In any creative venture, be it artwork, fiction writing, markup writing, coding, music, film.... the "work" is copyrighted and owned by the creator the moment it is created.
There are only 9 ways the author "loses" rights to the work. William Fisher, of Harvard Law, has an excellent lecture on copyrights. Specifically Lecture 5 part 3 explains the 9 instances where authors do not retain the rights. There is a 10th... if you are an employee or otherwise under a work-for-hire agreement. And an 11th.. if the author gives them away.
So, to that end.. Yes the freelancer owns their creation and can do with it what they want.
Ethical freelancers aren't going to reuse something in whole. It's not uncommon to pull a part form here or there to flesh out something new, but direct duplication is often something most ethical freelancers aren't interesting in doing.
If you fear replication of something you've paid for, a simple solution is to have a contract which transfers partial or all rights of the product from the author to the client/buyer. Most freelancers are more than willing to enter such agreements, however costs may be higher given this factor. Barring such an agreement, the author is free to use the work in any manner they see fit, even if it upsets or bothers the client who paid for the work initially.
It should be noted that freelancers do not have an "employer". Freelancers have clients, not "employers".
Employers tell workers when to work, how to work, what to work on, provide tools for completion of that work, etc.

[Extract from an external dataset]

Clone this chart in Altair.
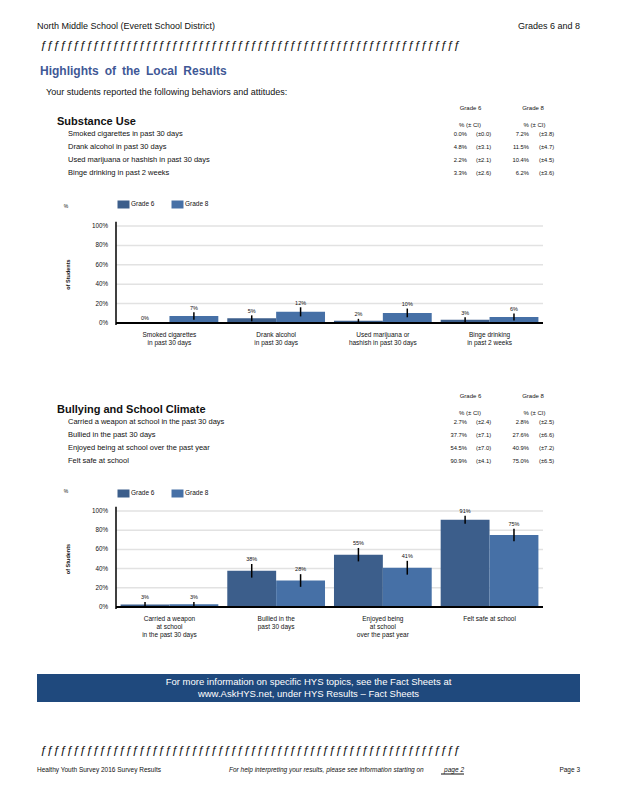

Freelancers define their own hours, how a project is completed, what projects they will work on, and use their own tools to complete those projects.
Simply because someone pays me to complete something does not make them my "employer", much the same way if I were to hire a plumber to fix my drains, that would not make the plumber my "employee".
The employee <> employer relationship is always a work-for-hire arrangement and the employer owns everything created by the employee.
Independent contracting is often a freelance position. However, there can be contracts defining ownership which can equate to a more work-for-hire agreement in which the contractor (client) owns everything created by the contractee (worker).